Tracks 6 through 9 offer a kind of heavy, melancholic block and is probably what turned a lot of listeners off to the album. They're all good songs on their own, especially "Sad Professor", but their combined emotional intensity is sometimes hard to sit through. R.E.M. was never the happiest band on the scene, but they were also never so downright oppressive. These are songs about anger, alienation, addiction and defiance with nothing to pad the space between them. By the time you get to "Why Not Smile" (if you manage to get that far), an elegy to the recently departed actor River Phoenix, it's hard not to turn off the album and go eat a Pixie Stik just to balance things out.
But quitting at this point would be a big mistake.

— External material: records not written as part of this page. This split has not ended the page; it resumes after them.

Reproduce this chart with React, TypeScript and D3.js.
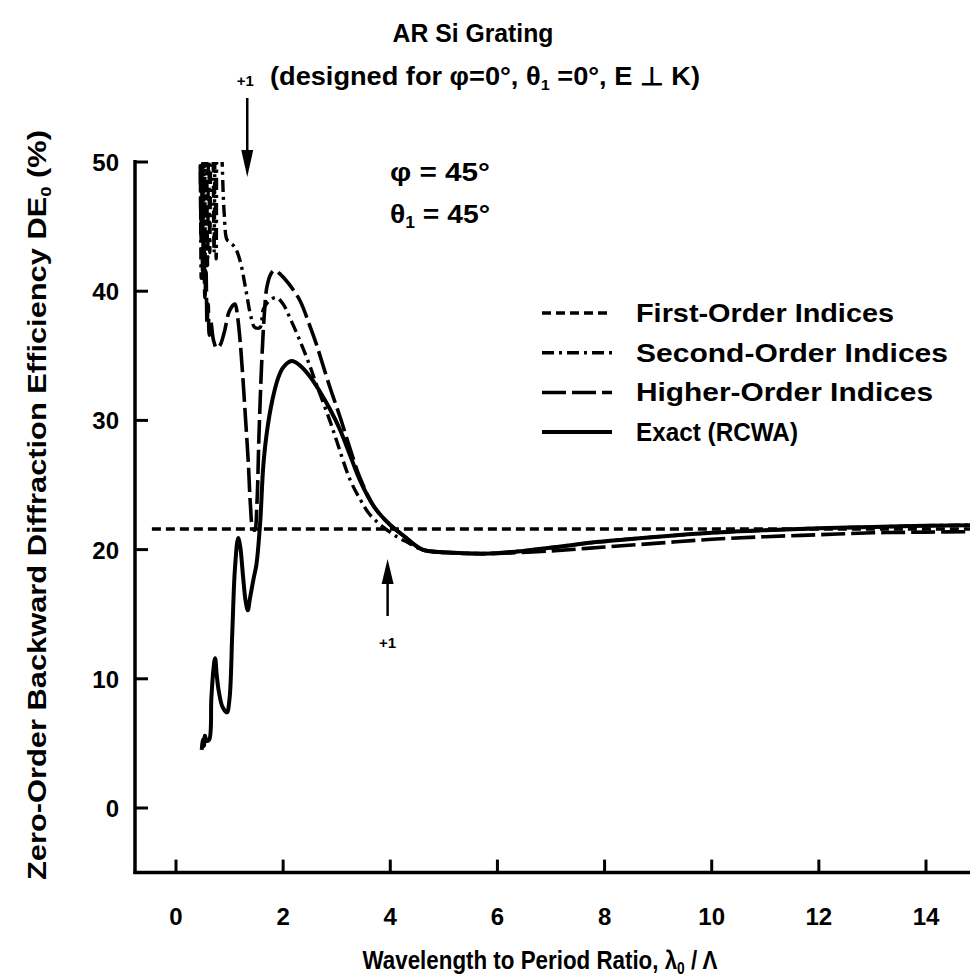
import React from "react";
import * as d3 from "d3";

// ---------- data ----------
const xTicks = [0, 2, 4, 6, 8, 10, 12, 14];
const yTicks = [0, 10, 20, 30, 40, 50];

const firstX = [-0.45, 15];
const firstY = [21.6, 21.6];

const secondX = [0.45, 0.47, 0.49, 0.51, 0.53, 0.55, 0.57, 0.59, 0.61, 0.63, 0.65, 0.68, 0.71, 0.73, 0.75, 0.78, 0.84, 0.9, 0.95, 1.0, 1.1, 1.2, 1.3, 1.4, 1.47, 1.57, 1.63, 1.75, 1.88, 2.0, 2.13, 2.31, 2.5, 2.62, 2.87, 3.0, 3.25, 3.45, 3.62, 3.85, 4.12, 4.3, 4.6, 5.05, 5.5, 5.86, 6.48, 7.1, 7.9, 9, 10, 11, 12, 13, 14, 15];
const secondY = [55, 41, 53, 42, 54, 40.5, 52, 42, 53, 43, 51, 55, 43, 52, 42.5, 55, 52, 46, 44, 43.8, 43.4, 42.3, 40.2, 38, 37.2, 37.2, 38.6, 39.3, 39.5, 39.0, 37.9, 36.2, 34.2, 32.8, 30.0, 28.4, 25.4, 23.8, 22.7, 21.8, 21.0, 20.6, 20.0, 19.8, 19.7, 19.7, 19.9, 20.2, 20.6, 21.0, 21.3, 21.5, 21.65, 21.75, 21.85, 21.9];

const higherX = [0.45, 0.47, 0.48, 0.5, 0.52, 0.54, 0.56, 0.58, 0.6, 0.62, 0.65, 0.7, 0.76, 0.82, 0.9, 1.0, 1.1, 1.15, 1.2, 1.25, 1.3, 1.35, 1.39, 1.43, 1.47, 1.51, 1.55, 1.6, 1.65, 1.7, 1.78, 1.85, 1.95, 2.1, 2.31, 2.5, 2.62, 2.87, 3.06, 3.25, 3.43, 3.7, 4.0, 4.24, 4.6, 5.05, 5.5, 6.0, 7.0, 8.0, 9.0, 10, 11, 12, 13, 14, 15];
const higherY = [52, 44, 49, 41, 44, 39.5, 41.5, 37.5, 39, 36.6, 37.6, 36.2, 35.6, 35.8, 36.8, 38.5, 39.0, 38.0, 36.0, 33.2, 30.0, 26.7, 23.4, 21.7, 21.5, 23.5, 29.0, 34.5, 38.3, 40.4, 41.4, 41.6, 41.3, 40.6, 39.3, 37.3, 35.9, 32.6, 30.3, 27.8, 25.6, 23.3, 21.9, 21.1, 20.0, 19.75, 19.7, 19.7, 19.9, 20.2, 20.5, 20.8, 21.0, 21.15, 21.3, 21.35, 21.4];

const exactX = [0.48, 0.5, 0.52, 0.54, 0.57, 0.62, 0.66, 0.7, 0.73, 0.76, 0.8, 0.87, 0.95, 1.0, 1.05, 1.1, 1.16, 1.2, 1.25, 1.3, 1.34, 1.38, 1.45, 1.5, 1.57, 1.63, 1.7, 1.8, 1.9, 2.0, 2.16, 2.3, 2.5, 2.69, 2.87, 3.06, 3.25, 3.43, 3.7, 4.0, 4.24, 4.6, 5.05, 5.5, 5.86, 6.48, 7.1, 7.9, 9, 10, 11, 12, 13, 14, 15];
const exactY = [4.5, 5.3, 4.8, 5.6, 5.2, 5.3, 8.5, 10.8, 11.6, 10.3, 9.0, 7.8, 7.4, 8.5, 13.5, 18.5, 20.9, 20.2, 18.0, 16.0, 15.3, 16.2, 17.8, 18.8, 22.0, 26.5, 29.2, 31.6, 33.2, 34.1, 34.6, 34.3, 33.4, 32.2, 30.9, 29.3, 27.3, 25.4, 23.3, 21.9, 21.1, 20.0, 19.8, 19.7, 19.7, 19.9, 20.2, 20.6, 21.0, 21.3, 21.5, 21.65, 21.75, 21.85, 21.9];

const legendLabels = ["First-Order Indices", "Second-Order Indices", "Higher-Order Indices", "Exact (RCWA)"];
const legendDashes = ["9,5", "12,5,3,5", "24,6", "none"];
const legendWidths = [258, 312, 297, 162];

const FONT = "'Liberation Sans', Arial, Helvetica, sans-serif";

export default function App() {
  const W = 970, H = 976;
  const x = d3.scaleLinear().domain([0, 14]).range([176, 926]);
  const y = d3.scaleLinear().domain([0, 50]).range([808, 162]);
  const left = 135, right = 970;
  const axisY = y(-5);

  const zip = (xa: number[], ya: number[]) => xa.map((v, i) => [v, ya[i]] as [number, number]);
  const smooth = d3.line<[number, number]>().x(d => x(d[0])).y(d => y(d[1])).curve(d3.curveCatmullRom.alpha(0.5));
  const straight = d3.line<[number, number]>().x(d => x(d[0])).y(d => y(d[1]));

  const series = [
    { d: straight(zip(firstX, firstY)), dash: legendDashes[0], w: 3.6 },
    { d: smooth(zip(secondX, secondY)), dash: legendDashes[1], w: 3.4 },
    { d: smooth(zip(higherX, higherY)), dash: legendDashes[2], w: 3.6 },
    { d: smooth(zip(exactX, exactY)), dash: legendDashes[3], w: 4 },
  ];

  const topArrowX = x(1.33);
  const botArrowX = x(3.95);

  return (
    <svg width={W} height={H} style={{ display: "block", position: "absolute", left: 0, top: 0, background: "#fff" }}>
      <defs>
        <clipPath id="plot">
          <rect x={left} y={y(50)} width={right - left} height={axisY - y(50)} />
        </clipPath>
      </defs>
      <rect x={0} y={0} width={W} height={H} fill="#fff" />

      {/* titles */}
      <text x={473} y={42} textAnchor="middle" fontFamily={FONT} fontWeight="bold" fontSize={25} textLength={161} lengthAdjust="spacingAndGlyphs">AR Si Grating</text>
      <text x={485} y={85} textAnchor="middle" fontFamily={FONT} fontWeight="bold" fontSize={25} textLength={430} lengthAdjust="spacingAndGlyphs">
        (designed for φ=0°, θ<tspan fontSize={15} dy={5}>1</tspan><tspan dy={-5}> =0°, E ⊥ K)</tspan>
      </text>

      {/* curves */}
      <g clipPath="url(#plot)" fill="none" stroke="#000" strokeLinejoin="round">
        {series.map((s, i) => (
          <path key={i} d={s.d || ""} strokeWidth={s.w} strokeDasharray={s.dash} />
        ))}
      </g>

      {/* axes */}
      <line x1={left} x2={left} y1={y(50) - 2} y2={axisY + 1.5} stroke="#000" strokeWidth={3.5} />
      <line x1={left - 1.5} x2={right} y1={axisY} y2={axisY} stroke="#000" strokeWidth={3.5} />
      {yTicks.map(t => (
        <g key={"y" + t}>
          <line x1={left} x2={left + 13} y1={y(t)} y2={y(t)} stroke="#000" strokeWidth={3} />
          <text x={119} y={y(t) + 9} textAnchor="end" fontFamily={FONT} fontWeight="bold" fontSize={24}>{t}</text>
        </g>
      ))}
      {xTicks.map(t => (
        <g key={"x" + t}>
          <line x1={x(t)} x2={x(t)} y1={axisY} y2={axisY - 13} stroke="#000" strokeWidth={3} />
          <text x={x(t)} y={925} textAnchor="middle" fontFamily={FONT} fontWeight="bold" fontSize={24}>{t}</text>
        </g>
      ))}

      {/* axis titles */}
      <text transform="translate(540,969) scale(0.86,1)" textAnchor="middle" fontFamily={FONT} fontWeight="bold" fontSize={26}>
        Wavelength to Period Ratio, λ<tspan fontSize={16} dy={5}>0</tspan><tspan dy={-5}> / Λ</tspan>
      </text>
      <text transform={`translate(46,505) rotate(-90)`} textAnchor="middle" fontFamily={FONT} fontWeight="bold" fontSize={25}
        textLength={750} lengthAdjust="spacingAndGlyphs">
        Zero-Order Backward Diffraction Efficiency DE<tspan fontSize={15} dy={5}>0</tspan><tspan dy={-5}> (%)</tspan>
      </text>

      {/* annotations */}
      <text x={390} y={181} fontFamily={FONT} fontWeight="bold" fontSize={26} textLength={100} lengthAdjust="spacingAndGlyphs">φ = 45°</text>
      <text x={390} y={223} fontFamily={FONT} fontWeight="bold" fontSize={26} textLength={100} lengthAdjust="spacingAndGlyphs">θ<tspan fontSize={16} dy={5}>1</tspan><tspan dy={-5}> = 45°</tspan></text>

      {/* top +1 arrow */}
      <text x={topArrowX - 2} y={86} textAnchor="middle" fontFamily={FONT} fontWeight="bold" fontSize={15}>+1</text>
      <line x1={topArrowX} x2={topArrowX} y1={98} y2={160} stroke="#000" strokeWidth={2.5} />
      <path d={`M${topArrowX - 6},${150} L${topArrowX + 6},${150} L${topArrowX},${177} Z`} fill="#000" />

      {/* bottom +1 arrow */}
      <line x1={botArrowX} x2={botArrowX} y1={616} y2={575} stroke="#000" strokeWidth={2.5} />
      <path d={`M${botArrowX - 6},${584} L${botArrowX + 6},${584} L${botArrowX},${559} Z`} fill="#000" />
      <text x={botArrowX} y={648} textAnchor="middle" fontFamily={FONT} fontWeight="bold" fontSize={15}>+1</text>

      {/* legend */}
      {legendLabels.map((lab, i) => {
        const ly = 313 + i * 39.7;
        return (
          <g key={lab}>
            <line x1={542} x2={612} y1={ly} y2={ly} stroke="#000" strokeWidth={i === 3 ? 4 : 3.5}
              strokeDasharray={legendDashes[i]} />
            <text x={636} y={ly + 9} fontFamily={FONT} fontWeight="bold" fontSize={26} textLength={legendWidths[i]} lengthAdjust="spacingAndGlyphs">{lab}</text>
          </g>
        );
      })}
    </svg>
  );
}
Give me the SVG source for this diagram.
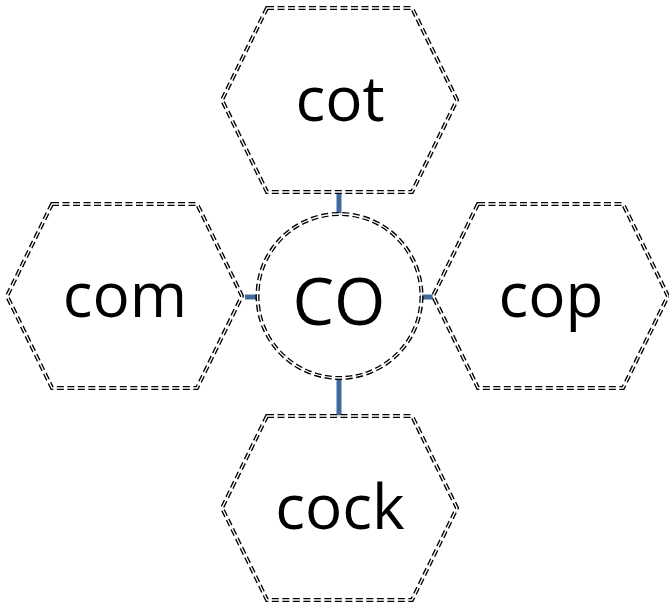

You'd miss "Daysleeper", the finest track on the album. It isn't exactly sunny, but it does capture a sense of esoteric fascination that Michael Stipe does so well and its rhythm section plugs into a tiny bit of triumph that the rest of the album doesn't even try for.
The rest of the album is something of a sleepy return to the surreal haze that opens Up. There's a twee hidden track attached inexplicably to the end of "Diminished", the psychedelic koan that is "Parakeet" (the song I think ought to have ended the album) and "Falls To Climb", a sort of alien church song as the closer.
Up isn't R.E.M.'s best and it's not even my personal favorite, but I think it deserves better than it got. The late 1990's were years of cultural experimentation and R.E.M. was in the middle of their most significant transition as a band. It would have been disingenuous to make an album that sounded like all their other material and doing so would likely have rendered the band irrelevant in a time when it was necessary to embrace new concepts, even if those concepts proved to be limited.